Arcade Fire - Reflektor
Courtney Barnett - The Double EP: A Sea of Split Peas
Eleanor Friedberger - Personal Record
Laura Marling - Once I Was an Eagle
Cass McCombs - Big Wheel and Others
The National - Trouble Will Find Me
No Joy - Wait to Pleasure
Vampire Weekend - Modern Vampires of the City
Kurt Vile - Wakin' on a Pretty Daze
Volcano Choir - Repave

Honorable Mentions:

Arctic Monkeys, Au Revoir Simone, Bill Callahan, Neko Case, Nick Cave and the Bad Seeds, CHVRCHES, Mikal Cronin, Cults, Daft Punk, Foxygen, HAIM, the Love Language, Mazzy Star, Janelle Monae, My Bloody Valentine, Smith Westerns


2013 saw a wide breadth of great songs, ranging from established, canonical artists to fast-rising stars-in-waiting.
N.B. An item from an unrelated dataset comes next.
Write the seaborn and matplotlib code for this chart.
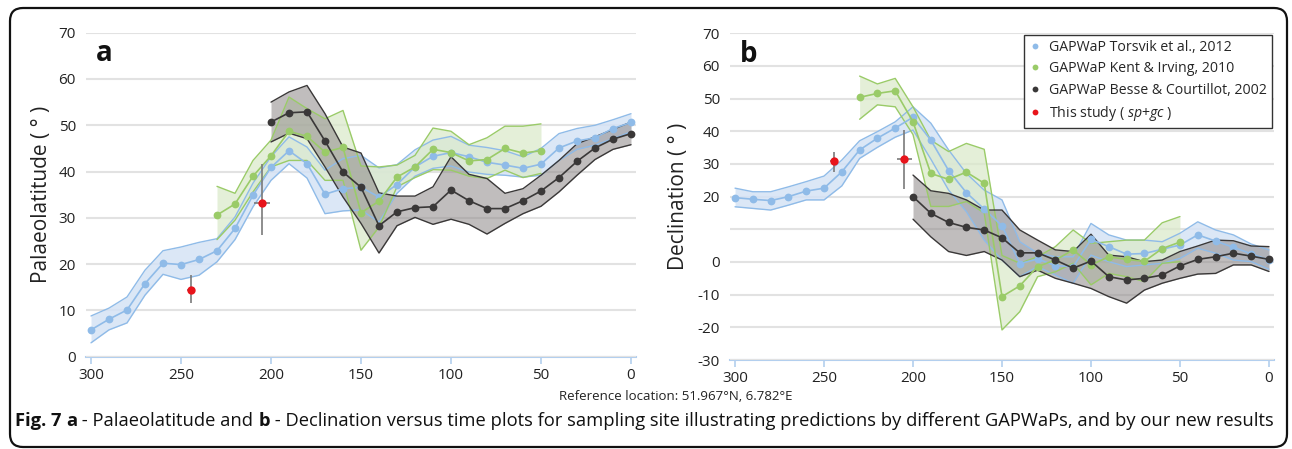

As a measure of delineation, I've helpfully established two categories.


My Bloody Valentine - "New You"
The alternate universe where MBV's Loveless follow-up soundtracked every teen rom-com of the late '90s.

Daft Punk - "Get Lucky"
You knew this was going to be special when someone turned the brief Saturday Night Live teaser into a 10-hour loop, and it never got old.

Arcade Fire - "Afterlife"

The (literal???) climax of Arcade Fire's sprawling opus raises all the tough, important questions of life and love, all while managing to sound celebratory.
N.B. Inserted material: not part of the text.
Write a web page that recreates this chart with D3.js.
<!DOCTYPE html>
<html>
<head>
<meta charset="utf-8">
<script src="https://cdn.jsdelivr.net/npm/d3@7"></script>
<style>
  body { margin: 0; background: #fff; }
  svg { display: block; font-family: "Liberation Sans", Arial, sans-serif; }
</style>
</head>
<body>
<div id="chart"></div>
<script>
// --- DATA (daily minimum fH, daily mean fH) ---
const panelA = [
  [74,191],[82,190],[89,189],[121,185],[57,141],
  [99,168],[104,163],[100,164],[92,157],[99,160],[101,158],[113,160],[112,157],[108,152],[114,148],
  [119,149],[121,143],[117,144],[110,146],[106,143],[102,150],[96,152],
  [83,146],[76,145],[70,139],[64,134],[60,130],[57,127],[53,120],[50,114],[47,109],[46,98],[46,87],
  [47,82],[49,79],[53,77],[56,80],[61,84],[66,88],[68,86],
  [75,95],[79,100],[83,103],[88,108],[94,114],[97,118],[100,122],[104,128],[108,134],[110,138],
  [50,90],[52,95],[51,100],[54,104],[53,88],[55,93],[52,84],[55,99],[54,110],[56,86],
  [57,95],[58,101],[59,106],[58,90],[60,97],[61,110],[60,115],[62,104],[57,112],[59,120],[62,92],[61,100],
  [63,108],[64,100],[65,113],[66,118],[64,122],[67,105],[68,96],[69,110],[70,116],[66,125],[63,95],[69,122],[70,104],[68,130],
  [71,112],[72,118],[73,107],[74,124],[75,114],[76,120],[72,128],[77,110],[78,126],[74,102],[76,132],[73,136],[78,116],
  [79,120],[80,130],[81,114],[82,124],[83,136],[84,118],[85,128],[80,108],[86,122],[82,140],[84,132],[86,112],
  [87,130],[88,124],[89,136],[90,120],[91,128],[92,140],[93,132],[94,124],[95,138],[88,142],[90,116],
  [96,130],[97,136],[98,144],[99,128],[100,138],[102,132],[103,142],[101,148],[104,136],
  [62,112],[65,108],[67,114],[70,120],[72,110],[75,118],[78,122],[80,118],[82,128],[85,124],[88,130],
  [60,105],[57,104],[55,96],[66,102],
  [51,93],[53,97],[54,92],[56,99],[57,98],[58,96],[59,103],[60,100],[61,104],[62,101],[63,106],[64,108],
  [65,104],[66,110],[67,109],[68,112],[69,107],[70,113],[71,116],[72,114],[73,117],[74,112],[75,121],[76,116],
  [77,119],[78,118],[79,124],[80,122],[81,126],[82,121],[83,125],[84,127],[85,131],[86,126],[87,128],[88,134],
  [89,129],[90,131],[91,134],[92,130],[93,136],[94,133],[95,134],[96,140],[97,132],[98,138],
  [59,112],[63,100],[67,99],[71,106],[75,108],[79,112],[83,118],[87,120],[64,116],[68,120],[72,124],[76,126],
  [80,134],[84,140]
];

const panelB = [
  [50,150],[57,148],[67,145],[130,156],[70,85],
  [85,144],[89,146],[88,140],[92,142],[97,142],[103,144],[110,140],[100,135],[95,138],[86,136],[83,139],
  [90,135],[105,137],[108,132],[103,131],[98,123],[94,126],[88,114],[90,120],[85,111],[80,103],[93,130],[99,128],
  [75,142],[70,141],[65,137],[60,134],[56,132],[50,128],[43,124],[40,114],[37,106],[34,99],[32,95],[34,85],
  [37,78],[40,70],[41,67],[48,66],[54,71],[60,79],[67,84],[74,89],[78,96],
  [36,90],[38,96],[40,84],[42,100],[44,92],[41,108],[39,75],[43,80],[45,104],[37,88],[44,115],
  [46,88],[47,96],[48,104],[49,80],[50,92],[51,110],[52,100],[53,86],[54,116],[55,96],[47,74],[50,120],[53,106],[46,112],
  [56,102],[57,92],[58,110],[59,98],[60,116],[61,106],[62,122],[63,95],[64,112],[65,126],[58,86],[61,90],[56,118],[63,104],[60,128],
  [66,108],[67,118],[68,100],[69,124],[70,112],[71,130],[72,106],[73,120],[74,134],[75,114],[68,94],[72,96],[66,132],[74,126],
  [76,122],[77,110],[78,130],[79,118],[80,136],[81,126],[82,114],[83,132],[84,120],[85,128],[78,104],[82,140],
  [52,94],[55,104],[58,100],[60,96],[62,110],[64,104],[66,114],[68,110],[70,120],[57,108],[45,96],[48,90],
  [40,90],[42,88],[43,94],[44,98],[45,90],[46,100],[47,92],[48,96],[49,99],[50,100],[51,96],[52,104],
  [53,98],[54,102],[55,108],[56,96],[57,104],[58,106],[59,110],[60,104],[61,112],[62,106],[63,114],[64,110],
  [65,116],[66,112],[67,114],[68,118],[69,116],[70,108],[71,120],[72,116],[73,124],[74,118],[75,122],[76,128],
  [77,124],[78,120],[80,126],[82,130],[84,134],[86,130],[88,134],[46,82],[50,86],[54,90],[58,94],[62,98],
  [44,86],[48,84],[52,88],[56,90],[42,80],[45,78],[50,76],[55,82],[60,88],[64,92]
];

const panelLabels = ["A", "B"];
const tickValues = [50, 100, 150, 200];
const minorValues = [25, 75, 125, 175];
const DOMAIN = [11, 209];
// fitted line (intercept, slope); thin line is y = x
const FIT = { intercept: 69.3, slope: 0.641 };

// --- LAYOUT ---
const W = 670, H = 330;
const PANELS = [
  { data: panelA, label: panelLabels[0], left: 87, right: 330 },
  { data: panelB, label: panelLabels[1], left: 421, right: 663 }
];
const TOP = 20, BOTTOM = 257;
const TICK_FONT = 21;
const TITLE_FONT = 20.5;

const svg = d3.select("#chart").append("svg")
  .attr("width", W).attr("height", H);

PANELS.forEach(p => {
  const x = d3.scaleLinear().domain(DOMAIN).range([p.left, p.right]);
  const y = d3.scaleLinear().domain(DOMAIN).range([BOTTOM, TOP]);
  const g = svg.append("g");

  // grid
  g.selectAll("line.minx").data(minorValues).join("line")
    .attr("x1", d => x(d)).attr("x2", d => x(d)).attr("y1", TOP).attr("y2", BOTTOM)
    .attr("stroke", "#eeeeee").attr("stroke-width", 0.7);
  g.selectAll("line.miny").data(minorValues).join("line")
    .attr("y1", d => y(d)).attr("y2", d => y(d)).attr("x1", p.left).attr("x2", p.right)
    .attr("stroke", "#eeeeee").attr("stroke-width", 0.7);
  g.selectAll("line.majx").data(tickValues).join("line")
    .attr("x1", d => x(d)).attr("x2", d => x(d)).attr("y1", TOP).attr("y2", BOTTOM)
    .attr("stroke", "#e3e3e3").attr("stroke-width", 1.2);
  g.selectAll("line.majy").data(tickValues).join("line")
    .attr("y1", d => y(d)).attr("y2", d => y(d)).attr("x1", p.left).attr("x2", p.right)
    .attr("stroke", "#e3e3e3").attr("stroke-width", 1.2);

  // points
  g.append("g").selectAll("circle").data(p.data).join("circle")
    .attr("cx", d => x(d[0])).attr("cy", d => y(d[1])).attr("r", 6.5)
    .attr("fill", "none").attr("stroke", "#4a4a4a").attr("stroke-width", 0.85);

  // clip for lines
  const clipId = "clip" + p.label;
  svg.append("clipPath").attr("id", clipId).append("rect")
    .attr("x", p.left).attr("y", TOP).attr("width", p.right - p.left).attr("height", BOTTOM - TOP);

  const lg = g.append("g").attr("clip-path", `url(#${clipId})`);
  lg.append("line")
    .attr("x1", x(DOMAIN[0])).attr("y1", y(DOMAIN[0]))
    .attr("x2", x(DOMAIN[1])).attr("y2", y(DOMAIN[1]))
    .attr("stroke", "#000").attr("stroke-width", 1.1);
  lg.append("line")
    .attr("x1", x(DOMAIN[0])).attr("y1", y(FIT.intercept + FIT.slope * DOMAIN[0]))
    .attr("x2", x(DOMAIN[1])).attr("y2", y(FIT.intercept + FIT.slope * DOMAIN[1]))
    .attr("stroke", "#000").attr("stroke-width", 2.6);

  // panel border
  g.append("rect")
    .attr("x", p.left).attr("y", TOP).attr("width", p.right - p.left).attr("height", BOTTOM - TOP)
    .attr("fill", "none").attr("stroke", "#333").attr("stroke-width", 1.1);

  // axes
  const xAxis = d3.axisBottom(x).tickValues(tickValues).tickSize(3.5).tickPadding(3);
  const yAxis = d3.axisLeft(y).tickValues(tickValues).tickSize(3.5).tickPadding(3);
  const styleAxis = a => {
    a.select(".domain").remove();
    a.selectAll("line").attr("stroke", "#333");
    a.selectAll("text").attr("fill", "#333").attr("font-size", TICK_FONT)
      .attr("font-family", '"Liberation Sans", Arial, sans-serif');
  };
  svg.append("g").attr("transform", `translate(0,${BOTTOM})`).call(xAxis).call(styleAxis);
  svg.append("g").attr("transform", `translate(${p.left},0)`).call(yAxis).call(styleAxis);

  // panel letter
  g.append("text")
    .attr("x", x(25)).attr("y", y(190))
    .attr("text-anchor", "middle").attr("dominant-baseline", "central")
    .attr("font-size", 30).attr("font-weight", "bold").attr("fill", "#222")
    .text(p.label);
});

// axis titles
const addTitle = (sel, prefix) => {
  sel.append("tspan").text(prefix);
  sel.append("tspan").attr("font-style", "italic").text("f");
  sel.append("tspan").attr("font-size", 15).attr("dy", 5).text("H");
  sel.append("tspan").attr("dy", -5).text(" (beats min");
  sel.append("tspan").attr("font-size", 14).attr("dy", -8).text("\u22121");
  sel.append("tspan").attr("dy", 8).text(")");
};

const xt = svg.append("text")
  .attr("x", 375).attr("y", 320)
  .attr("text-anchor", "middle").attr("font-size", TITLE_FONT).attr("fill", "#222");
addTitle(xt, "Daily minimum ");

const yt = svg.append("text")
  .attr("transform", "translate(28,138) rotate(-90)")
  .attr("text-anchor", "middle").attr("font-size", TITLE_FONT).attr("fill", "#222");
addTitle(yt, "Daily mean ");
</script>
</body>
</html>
The National - "Humiliation"
One of the band's most vivid, sharply-rendered portraits.

Nick Cave and the Bad Seeds - "Jubilee Street"
A crescendoing epic that builds both terror and awe in the world's shortest six minutes.
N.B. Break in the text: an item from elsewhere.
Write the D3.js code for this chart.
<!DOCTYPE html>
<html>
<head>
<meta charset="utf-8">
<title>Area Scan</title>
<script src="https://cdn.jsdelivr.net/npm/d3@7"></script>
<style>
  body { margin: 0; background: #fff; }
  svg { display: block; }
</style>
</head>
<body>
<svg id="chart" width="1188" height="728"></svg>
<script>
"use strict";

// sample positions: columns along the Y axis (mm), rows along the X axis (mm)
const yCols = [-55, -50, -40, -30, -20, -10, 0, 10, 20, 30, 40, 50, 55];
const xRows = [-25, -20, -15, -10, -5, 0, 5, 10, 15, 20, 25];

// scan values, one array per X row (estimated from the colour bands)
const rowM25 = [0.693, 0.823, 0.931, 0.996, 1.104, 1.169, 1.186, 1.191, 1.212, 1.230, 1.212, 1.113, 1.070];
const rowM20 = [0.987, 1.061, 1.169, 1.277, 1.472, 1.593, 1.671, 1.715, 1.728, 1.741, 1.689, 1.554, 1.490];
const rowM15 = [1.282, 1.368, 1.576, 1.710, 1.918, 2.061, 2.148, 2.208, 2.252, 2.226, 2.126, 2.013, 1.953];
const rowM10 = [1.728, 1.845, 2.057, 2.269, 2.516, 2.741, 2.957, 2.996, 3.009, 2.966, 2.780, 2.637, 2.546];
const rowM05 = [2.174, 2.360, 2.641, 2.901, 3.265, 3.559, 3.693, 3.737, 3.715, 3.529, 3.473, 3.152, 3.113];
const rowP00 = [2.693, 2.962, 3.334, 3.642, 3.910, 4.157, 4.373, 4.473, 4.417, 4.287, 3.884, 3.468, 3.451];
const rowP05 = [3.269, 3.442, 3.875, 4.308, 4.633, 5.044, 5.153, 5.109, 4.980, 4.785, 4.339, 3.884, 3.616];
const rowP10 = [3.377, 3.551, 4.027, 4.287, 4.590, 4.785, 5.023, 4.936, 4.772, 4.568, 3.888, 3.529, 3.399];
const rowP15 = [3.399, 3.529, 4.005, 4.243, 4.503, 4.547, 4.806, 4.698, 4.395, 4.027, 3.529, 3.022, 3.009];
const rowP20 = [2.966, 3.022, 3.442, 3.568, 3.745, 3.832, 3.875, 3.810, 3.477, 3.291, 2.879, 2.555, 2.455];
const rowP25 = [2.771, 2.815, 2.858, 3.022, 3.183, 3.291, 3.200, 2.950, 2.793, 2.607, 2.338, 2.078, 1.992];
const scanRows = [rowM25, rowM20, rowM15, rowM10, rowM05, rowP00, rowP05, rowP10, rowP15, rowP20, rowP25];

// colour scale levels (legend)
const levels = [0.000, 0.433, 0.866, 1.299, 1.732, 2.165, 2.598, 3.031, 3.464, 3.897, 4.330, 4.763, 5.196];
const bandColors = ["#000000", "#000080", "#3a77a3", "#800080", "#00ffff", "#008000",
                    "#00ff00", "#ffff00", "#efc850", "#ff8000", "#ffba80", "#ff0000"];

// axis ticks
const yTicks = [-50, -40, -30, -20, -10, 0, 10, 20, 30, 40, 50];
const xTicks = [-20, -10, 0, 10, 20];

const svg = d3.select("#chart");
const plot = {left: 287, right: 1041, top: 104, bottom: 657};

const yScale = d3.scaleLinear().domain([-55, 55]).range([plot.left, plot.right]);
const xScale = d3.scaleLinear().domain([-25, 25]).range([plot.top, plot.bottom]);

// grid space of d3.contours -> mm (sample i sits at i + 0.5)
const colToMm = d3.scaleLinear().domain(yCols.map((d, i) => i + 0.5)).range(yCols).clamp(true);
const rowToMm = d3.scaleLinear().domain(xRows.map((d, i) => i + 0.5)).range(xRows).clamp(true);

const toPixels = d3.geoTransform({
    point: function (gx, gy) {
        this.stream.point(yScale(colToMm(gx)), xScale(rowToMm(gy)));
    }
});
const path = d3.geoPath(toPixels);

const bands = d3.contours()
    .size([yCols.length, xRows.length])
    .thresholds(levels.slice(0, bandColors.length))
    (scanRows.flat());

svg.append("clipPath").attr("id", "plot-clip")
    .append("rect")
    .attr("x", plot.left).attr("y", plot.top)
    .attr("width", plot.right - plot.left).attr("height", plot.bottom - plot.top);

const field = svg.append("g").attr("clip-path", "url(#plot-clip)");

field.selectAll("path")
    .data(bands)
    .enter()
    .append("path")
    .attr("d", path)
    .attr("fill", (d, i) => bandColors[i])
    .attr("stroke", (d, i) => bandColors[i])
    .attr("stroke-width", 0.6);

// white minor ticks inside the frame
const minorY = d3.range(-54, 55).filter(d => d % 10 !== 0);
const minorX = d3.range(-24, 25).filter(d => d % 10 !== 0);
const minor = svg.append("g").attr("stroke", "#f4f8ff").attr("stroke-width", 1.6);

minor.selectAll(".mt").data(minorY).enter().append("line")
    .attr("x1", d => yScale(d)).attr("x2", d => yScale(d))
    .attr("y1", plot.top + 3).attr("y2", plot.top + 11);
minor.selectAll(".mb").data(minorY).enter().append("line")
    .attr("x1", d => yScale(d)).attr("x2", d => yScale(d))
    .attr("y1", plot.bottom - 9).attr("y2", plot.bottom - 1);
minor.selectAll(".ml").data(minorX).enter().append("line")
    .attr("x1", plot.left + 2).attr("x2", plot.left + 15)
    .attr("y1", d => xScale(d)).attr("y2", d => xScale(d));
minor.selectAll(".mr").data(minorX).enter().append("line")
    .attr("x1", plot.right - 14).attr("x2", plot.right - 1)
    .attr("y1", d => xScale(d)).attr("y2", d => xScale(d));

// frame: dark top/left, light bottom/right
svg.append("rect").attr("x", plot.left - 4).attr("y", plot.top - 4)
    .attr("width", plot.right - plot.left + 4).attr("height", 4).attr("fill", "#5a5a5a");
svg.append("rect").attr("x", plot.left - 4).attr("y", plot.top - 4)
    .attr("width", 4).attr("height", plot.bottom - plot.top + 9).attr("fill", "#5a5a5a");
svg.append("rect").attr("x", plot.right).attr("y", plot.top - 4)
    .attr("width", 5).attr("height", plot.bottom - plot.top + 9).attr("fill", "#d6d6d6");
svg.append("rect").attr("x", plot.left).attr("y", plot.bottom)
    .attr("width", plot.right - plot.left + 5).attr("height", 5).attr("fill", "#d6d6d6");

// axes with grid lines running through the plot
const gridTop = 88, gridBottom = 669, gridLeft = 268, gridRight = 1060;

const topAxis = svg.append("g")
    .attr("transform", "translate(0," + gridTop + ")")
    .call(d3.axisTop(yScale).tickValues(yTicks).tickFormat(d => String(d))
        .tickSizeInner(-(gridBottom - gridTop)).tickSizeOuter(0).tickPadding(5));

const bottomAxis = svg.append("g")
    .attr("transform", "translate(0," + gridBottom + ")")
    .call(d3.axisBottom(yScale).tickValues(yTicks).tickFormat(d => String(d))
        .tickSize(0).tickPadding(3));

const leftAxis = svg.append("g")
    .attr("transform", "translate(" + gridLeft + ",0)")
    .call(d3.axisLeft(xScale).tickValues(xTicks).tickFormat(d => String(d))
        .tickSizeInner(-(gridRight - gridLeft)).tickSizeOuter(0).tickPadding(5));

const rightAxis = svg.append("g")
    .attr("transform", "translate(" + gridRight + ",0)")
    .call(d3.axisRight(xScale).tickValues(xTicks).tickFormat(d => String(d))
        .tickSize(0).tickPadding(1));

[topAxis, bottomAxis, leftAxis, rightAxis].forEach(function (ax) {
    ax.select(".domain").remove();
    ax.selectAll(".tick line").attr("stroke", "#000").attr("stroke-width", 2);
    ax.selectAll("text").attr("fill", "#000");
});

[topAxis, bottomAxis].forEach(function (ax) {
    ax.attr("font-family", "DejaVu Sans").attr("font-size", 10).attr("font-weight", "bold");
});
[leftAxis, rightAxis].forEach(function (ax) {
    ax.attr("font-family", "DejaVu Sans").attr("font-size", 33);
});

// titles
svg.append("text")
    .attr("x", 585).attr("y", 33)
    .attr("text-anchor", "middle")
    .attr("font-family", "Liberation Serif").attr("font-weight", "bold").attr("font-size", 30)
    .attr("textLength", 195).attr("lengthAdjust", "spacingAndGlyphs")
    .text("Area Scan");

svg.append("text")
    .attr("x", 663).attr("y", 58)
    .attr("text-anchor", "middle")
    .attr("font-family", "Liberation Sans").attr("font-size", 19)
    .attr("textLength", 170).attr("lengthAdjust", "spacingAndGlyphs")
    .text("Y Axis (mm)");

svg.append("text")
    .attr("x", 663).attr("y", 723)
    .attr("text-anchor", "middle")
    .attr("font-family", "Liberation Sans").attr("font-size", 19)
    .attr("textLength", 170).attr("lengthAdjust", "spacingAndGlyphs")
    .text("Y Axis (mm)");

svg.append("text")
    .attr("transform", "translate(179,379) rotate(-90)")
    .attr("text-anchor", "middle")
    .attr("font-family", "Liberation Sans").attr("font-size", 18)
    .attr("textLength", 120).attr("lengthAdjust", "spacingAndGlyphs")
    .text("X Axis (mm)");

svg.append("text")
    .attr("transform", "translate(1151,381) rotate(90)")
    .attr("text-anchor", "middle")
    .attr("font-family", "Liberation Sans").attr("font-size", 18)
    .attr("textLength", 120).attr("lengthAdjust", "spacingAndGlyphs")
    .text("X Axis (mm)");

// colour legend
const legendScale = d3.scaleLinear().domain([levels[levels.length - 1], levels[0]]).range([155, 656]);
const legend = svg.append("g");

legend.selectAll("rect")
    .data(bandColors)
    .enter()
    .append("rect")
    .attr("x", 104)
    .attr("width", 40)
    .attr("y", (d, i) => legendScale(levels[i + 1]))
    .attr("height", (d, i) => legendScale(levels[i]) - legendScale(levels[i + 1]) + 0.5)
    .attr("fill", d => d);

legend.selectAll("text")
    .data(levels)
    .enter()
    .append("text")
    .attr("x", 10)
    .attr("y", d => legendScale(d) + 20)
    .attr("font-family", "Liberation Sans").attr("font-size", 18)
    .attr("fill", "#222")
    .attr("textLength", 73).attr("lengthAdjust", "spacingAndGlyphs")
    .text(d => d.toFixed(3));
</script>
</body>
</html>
Phosphorescent, "Song for Zula"
No other song in recent memory has had such an impact in instantly converting listeners — you hear "Song for Zula," and you're a Phosphorescent fan, simple as that.

Jagwar Ma - "Come Save Me"
Just enough wacky effects to stay consistently intriguing, from one of the year's most promising debuts.

Wavves - "Demon to Lean On"
If a mad scientist melted down Green Day's Dookie, Weezer's Blue Album, and Nirvana's Sub Pop era into a single song, you'd have Wavves' gloriously lunk-headed riffmonster.

Haim - "The Wire"
CHVRCHES - "The Mother We Share"

Both bands released their hotly-anticipated debuts this fall, and both managed to live up to colossal expectations. Every Haim single was gold, not the least among them "The Wire", which both resurrected and redeemed not only the Eagles, but Shania Twain. Wherever CHVRCHES' career goes from here (and I suspect it will be a long one) they'll have joined the Ramones and Arcade Fire in the league of Bands Whose First Song On Their Debut Album Is Also Their Best Song.

One thing that struck me about 2013 is that spotlight records tended to fall in one of two categories: 1.) Sprawling, or 2.) Concise. Of my top 10 listed above, two are double-disc sets (Arcade Fire, McCombs), three are de facto double albums (The National, Marling, and Vile records are all structured in an old-fashioned, four-sides-of-vinyl sense) and one is, well, a double EP. Many other notable artists took advantage of an expanded canvas, including Daft Punk, David Bowie, Janelle Monae, the Knife, and Primal Scream. The opposite side of the spectrum is the tight, impeccably-manicured album without an ounce of fat; admittedly, Kanye West's latest release is the highest-profile example. Vampire Weekend, Volcano Choir, No Joy, and Eleanor Friedberger's albums were all (relatively) concise distillations of their creators' strongest attributes.

I don't have an overarching thesis behind this. It was a great year for music, and making this list was tough.